On se rencontre à la lumière des livres, ici ou ailleurs, comme des aveugles qui explorent l’espace, les visages et les objets sans jamais les voir en vrai.
De plus, Cécile introduit entre son prénom et son nom le A majuscule. Aleph. Lettre au multiple significations. Dans l’alphabet hébraïque, elle représente l’homme. Elle est devenue aussi un signe en mathématique, choisie pour représenter l’infini. Mais c’est aussi le symbole de l’eau d’en haut et de l’eau d’en bas où
“L’âme a son ressac
une calligraphie liquide
(…)
L’impossible géométrie
des vagues.”
Dans ce cosmos aux équilibres fragiles, Cécile invoque l’état fluide propre aux mots :
« Si je mâche mes mots, longtemps, infiniment
c’est pour qu’ils soient de l’eau
c’est pour qu’ils soient liquides, qu’ils soient rendus au bleu
c’est pour que tu y plonges
et que tu m’y retrouves. »
La ligne d’horizon du poète - comme l’amour - est constituée d’un bleu infini de possibilités qui, au fur et à mesure du temps, dansent, tranchent, s’éloignent, tombent, deviennent inaccessibles.
“Tu m’aimes? Alors tombe, tombe au fond de l’eau
avec les poissons.”
Les mots comme les oiseaux tirent leur chant d’une lame de fond sombre qui traverse l’écriture de Cécile :
“La lumière glisse sur leurs ailes, mais sous les plumes ils
portent l’ombre, et l’ombre les berce dans l’arbre.
Et c’est elle qui le soir, fait monter leur chant.”
L’apparition proche s’avère lointaine et le poète se perd dans le labyrinthe des ombres, alors qu’il a bon espoir que le poème lui sert de fil d’Ariane pour aboutir vers ce que Cécile appelle une
“Promesse de clarté jamais tenue”.
Chaque texte de Cécile fait état de cet égarement, voir de cet état post-égarement, qu’elle appelle “Poèmes d’après”. La forme imprimée des poèmes cache les versions raturées et les paysages perdus de l’enfance. Pendant la lecture, la muse blottie dans la main de Cécile conduit le lecteur vers des reflets clair-obscurs et sonores ouvrant sur ses propres pertes, secrets, deuils, espoirs, engagements. L’engagement de Cécile dans le poème est un acte vertical “sans trêve” comme dit Rilke.

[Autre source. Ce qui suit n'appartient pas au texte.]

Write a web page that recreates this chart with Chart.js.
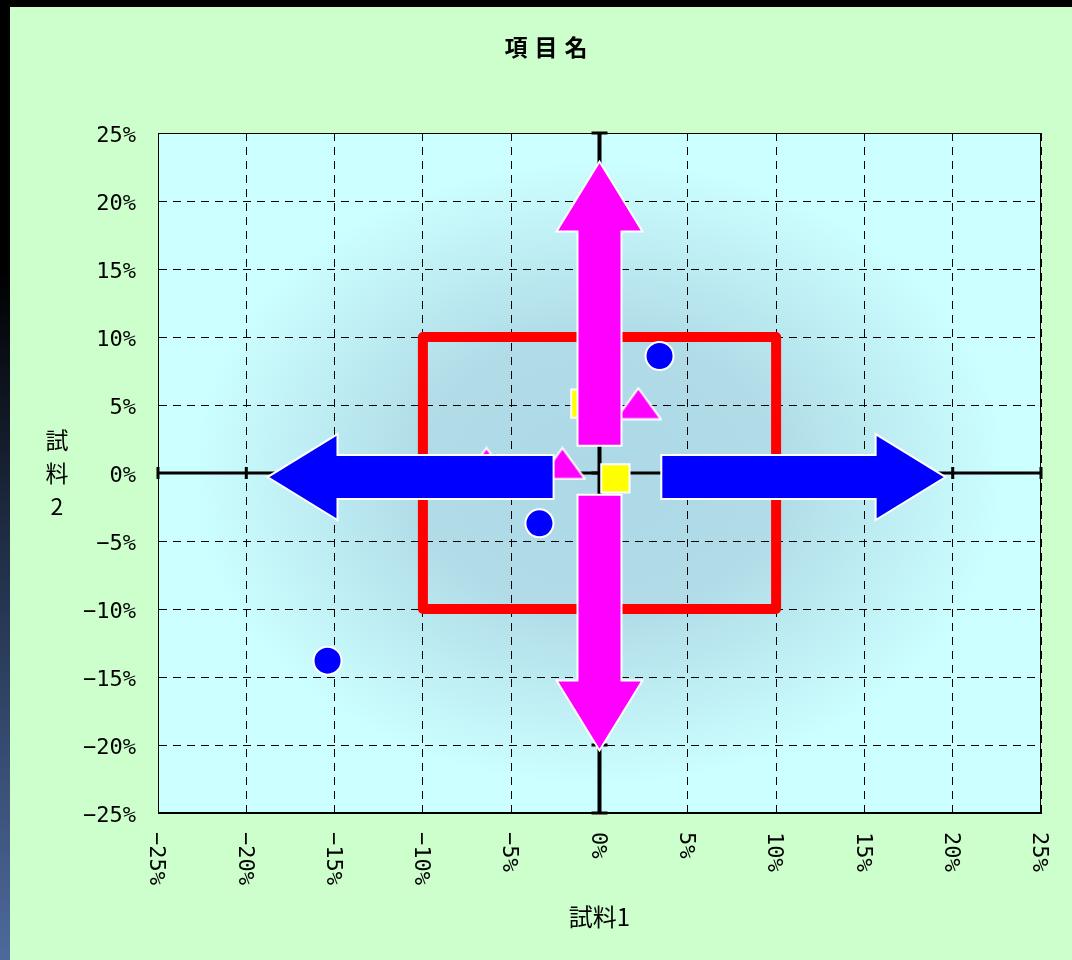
<!DOCTYPE html>
<html lang="ja">
<head>
<meta charset="utf-8">
<title>項目名</title>
<script src="https://cdn.jsdelivr.net/npm/chart.js@4/dist/chart.umd.min.js"></script>
<style>
  html, body { margin: 0; padding: 0; }
  body { width: 1072px; height: 960px; background: #ccffcc; position: relative; overflow: hidden; }
  #top-band { position: absolute; left: 0; top: 0; width: 1072px; height: 7px; background: #000; }
  #left-strip { position: absolute; left: 0; top: 0; width: 10px; height: 960px;
    background: linear-gradient(#000 0%, #000 28%, #1e2b42 55%, #4d6a9c 100%); }
  #wrap { position: absolute; left: 10px; top: 7px; width: 1062px; height: 953px; }
</style>
</head>
<body>
<div id="top-band"></div>
<div id="left-strip"></div>
<div id="wrap"><canvas id="chart"></canvas></div>
<script>
// ── data (percent) ──────────────────────────────────────────────
const tickValues = [-25, -20, -15, -10, -5, 0, 5, 10, 15, 20, 25];
const tickLabels = ['−25%', '−20%', '−15%', '−10%', '−5%', '0%', '5%', '10%', '15%', '20%', '25%'];

const titleText = '項目名';
const xTitle = '試料1';
const yTitle = '試料2';

// blue circles
const circleX = [3.4, -3.4, -15.4];
const circleY = [8.6, -3.7, -13.8];
// magenta triangles
const triangleX = [2.2, -2.1, -6.4];
const triangleY = [5.1, 0.7, 0.7];
// yellow squares
const squareX = [0.9, -0.8];
const squareY = [-0.4, 5.1];
// red frame
const frameX = [-10, 10, 10, -10, -10];
const frameY = [10, 10, -10, -10, 10];
// block arrows: from -> to
const arrowFromX = [0, 0, -2.6, 3.5];
const arrowFromY = [2.0, -1.6, -0.3, -0.3];
const arrowToX = [0, 0, -18.8, 19.6];
const arrowToY = [22.9, -20.4, -0.3, -0.3];
const arrowColors = ['#ff00ff', '#ff00ff', '#0000ff', '#0000ff'];

const tickFont = '"DejaVu Sans Mono", "Liberation Mono", monospace';
const cjkFont = '"Noto Sans CJK JP", "Noto Sans", sans-serif';

function pts(xs, ys) {
  return xs.map((x, i) => ({ x, y: ys[i] }));
}

// wide isosceles triangle marker with white outline
function makeTriangle() {
  const c = document.createElement('canvas');
  c.width = 48; c.height = 34;
  const g = c.getContext('2d');
  g.beginPath();
  g.moveTo(24, 1.5);
  g.lineTo(46.5, 32.5);
  g.lineTo(1.5, 32.5);
  g.closePath();
  g.fillStyle = '#ff00ff';
  g.fill();
  g.strokeStyle = '#ffffff';
  g.lineWidth = 2;
  g.stroke();
  return c;
}

// ── plugins ─────────────────────────────────────────────────────
const plotBackground = {
  id: 'plotBackground',
  beforeDraw(chart) {
    const { ctx, chartArea: a } = chart;
    const cx = (a.left + a.right) / 2, cy = (a.top + a.bottom) / 2;
    const rx = a.width / 2, ry = a.height / 2;
    ctx.save();
    ctx.fillStyle = '#ccffff';
    ctx.fillRect(a.left, a.top, a.width, a.height);
    ctx.beginPath();
    ctx.rect(a.left, a.top, a.width, a.height);
    ctx.clip();
    ctx.translate(cx, cy);
    ctx.scale(1, ry / rx);
    const g = ctx.createRadialGradient(0, 0, 0, 0, 0, rx);
    g.addColorStop(0, '#add8e6');
    g.addColorStop(0.4, '#b0dbe7');
    g.addColorStop(0.92, '#ccffff');
    ctx.fillStyle = g;
    ctx.fillRect(-rx, -rx, 2 * rx, 2 * rx);
    ctx.restore();
  }
};

const zeroAxes = {
  id: 'zeroAxes',
  beforeDatasetsDraw(chart) {
    const { ctx, chartArea: a, scales: { x, y } } = chart;
    const x0 = x.getPixelForValue(0), y0 = y.getPixelForValue(0);
    ctx.save();
    ctx.strokeStyle = '#000';
    ctx.lineWidth = 1;
    ctx.strokeRect(a.left + 0.5, a.top + 0.5, a.width - 1, a.height - 1);
    ctx.lineWidth = 3;
    ctx.beginPath();
    ctx.moveTo(a.left, y0); ctx.lineTo(a.right, y0);
    ctx.stroke();
    ctx.lineWidth = 4;
    ctx.beginPath();
    ctx.moveTo(x0, a.top); ctx.lineTo(x0, a.bottom);
    ctx.stroke();
    ctx.lineWidth = 3;
    tickValues.forEach((v) => {
      const px = x.getPixelForValue(v), py = y.getPixelForValue(v);
      ctx.beginPath();
      ctx.moveTo(px, y0 - 6); ctx.lineTo(px, y0 + 6);
      ctx.moveTo(x0 - 8, py); ctx.lineTo(x0 + 8, py);
      ctx.stroke();
    });
    ctx.restore();
  }
};

function drawArrow(ctx, x1, y1, x2, y2, color) {
  const len = Math.hypot(x2 - x1, y2 - y1);
  const ang = Math.atan2(y2 - y1, x2 - x1);
  const shaft = 22, head = 43, headLen = 70;
  ctx.save();
  ctx.translate(x1, y1);
  ctx.rotate(ang);
  ctx.beginPath();
  ctx.moveTo(0, -shaft);
  ctx.lineTo(len - headLen, -shaft);
  ctx.lineTo(len - headLen, -head);
  ctx.lineTo(len, 0);
  ctx.lineTo(len - headLen, head);
  ctx.lineTo(len - headLen, shaft);
  ctx.lineTo(0, shaft);
  ctx.closePath();
  ctx.fillStyle = color;
  ctx.fill();
  ctx.strokeStyle = '#ffffff';
  ctx.lineWidth = 2;
  ctx.stroke();
  ctx.restore();
}

const arrowLayer = {
  id: 'arrowLayer',
  afterDatasetsDraw(chart) {
    const { ctx, scales: { x, y } } = chart;
    arrowFromX.forEach((fx, i) => {
      drawArrow(ctx,
        x.getPixelForValue(fx), y.getPixelForValue(arrowFromY[i]),
        x.getPixelForValue(arrowToX[i]), y.getPixelForValue(arrowToY[i]),
        arrowColors[i]);
    });
  }
};

const textLayer = {
  id: 'textLayer',
  afterDraw(chart) {
    const { ctx, chartArea: a, scales: { x } } = chart;
    ctx.save();
    ctx.fillStyle = '#000';

    // title, spaced characters
    ctx.font = `bold 23px ${cjkFont}`;
    ctx.textAlign = 'center';
    ctx.textBaseline = 'middle';
    const tc = chart.width / 2 + 5;
    [...titleText].forEach((ch, i) => ctx.fillText(ch, tc + (i - 1) * 30, 40));

    // y title, stacked
    ctx.font = `23px ${cjkFont}`;
    const cy = (a.top + a.bottom) / 2;
    [...yTitle].forEach((ch, i) => ctx.fillText(ch, 47, cy + (i - 1) * 33));

    // x tick labels, turned clockwise
    ctx.font = `22px ${tickFont}`;
    ctx.textAlign = 'left';
    tickValues.forEach((v, i) => {
      ctx.save();
      ctx.translate(x.getPixelForValue(v) - 2, a.bottom + 19);
      ctx.rotate(Math.PI / 2);
      ctx.fillText(tickLabels[i], 0, 0);
      ctx.restore();
    });
    ctx.restore();
  }
};

// ── chart ───────────────────────────────────────────────────────
const setTicks = (scale) => { scale.ticks = tickValues.map((v) => ({ value: v })); };

new Chart(document.getElementById('chart'), {
  type: 'scatter',
  data: {
    datasets: [
      {
        label: 'circle',
        data: pts(circleX, circleY),
        pointStyle: 'circle',
        pointRadius: 14,
        backgroundColor: '#0000ff',
        borderColor: '#ffffff',
        borderWidth: 2,
        order: 1,
      },
      {
        label: 'triangle',
        data: pts(triangleX, triangleY),
        pointStyle: makeTriangle(),
        order: 2,
      },
      {
        label: 'square',
        data: pts(squareX, squareY),
        pointStyle: 'rect',
        pointRadius: 20,
        backgroundColor: '#ffff00',
        borderColor: '#ffffff',
        borderWidth: 2,
        order: 3,
      },
      {
        label: 'frame',
        data: pts(frameX, frameY),
        showLine: true,
        pointRadius: 0,
        borderColor: '#ff0000',
        borderWidth: 10,
        borderJoinStyle: 'round',
        borderCapStyle: 'round',
        fill: false,
        order: 10,
      },
    ],
  },
  options: {
    responsive: true,
    maintainAspectRatio: false,
    animation: false,
    events: [],
    layout: { padding: { top: 126, right: 31, left: 0, bottom: 0 } },
    plugins: {
      legend: { display: false },
      tooltip: { enabled: false },
      title: { display: false },
    },
    scales: {
      x: {
        type: 'linear',
        min: -25,
        max: 25,
        afterBuildTicks: setTicks,
        afterFit: (s) => { s.height = 147; },
        ticks: { display: false },
        grid: { color: '#000', lineWidth: 1, drawTicks: false },
        border: { display: true, color: '#000', width: 1, dash: [8, 6] },
        title: {
          display: true,
          text: xTitle,
          color: '#000',
          font: { family: cjkFont, size: 24 },
          padding: { top: 0, bottom: 29 },
        },
      },
      y: {
        type: 'linear',
        min: -25,
        max: 25,
        afterBuildTicks: setTicks,
        afterFit: (s) => { s.width = 148; },
        ticks: {
          color: '#000',
          font: { family: tickFont, size: 22 },
          padding: 22,
          labelOffset: 3,
          callback: (v) => tickLabels[tickValues.indexOf(v)],
        },
        grid: { color: '#000', lineWidth: 1, drawTicks: false },
        border: { display: true, color: '#000', width: 1, dash: [8, 6] },
      },
    },
  },
  plugins: [plotBackground, zeroAxes, arrowLayer, textLayer],
});
</script>
</body>
</html>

L’engagement n’est pas un appel à la guerre, c’est même le contraire. C’est une feuille “ourlée d’étoiles” et d’espoirs envoyée, projetée comme une flèche ou comme l’aile du papillon vers le seuil des hommes libres qui rencontrent l’ange sans baisser les yeux. Devant “le sabot lumineux de l’ange”, l’égaré peut déposer son fardeaux pour être enfin
une simple voix
et tout se déplie
change
sur le chemin barbare
(…)
sa trace dénoue
montagne crête et sillon
(…)
ne pas se durcir
rester tendre, légère
comme les feuilles sur la roche
emprunter les ruisseaux
denses, mouvants de l’air
caresser la chair rude des cimes…
Dans la nuit, le chant épouse la danse
“ des mains qui peu à peu s’effacent
Dans une écriture d’ailes
Liant la terre aux étoiles.”
Merci, Cécile, pour cette traversée du ciel sur un chemin de terre; j’ai l’honneur de te donner la parole à toi, poète lauréat du Prix Calliope 2017.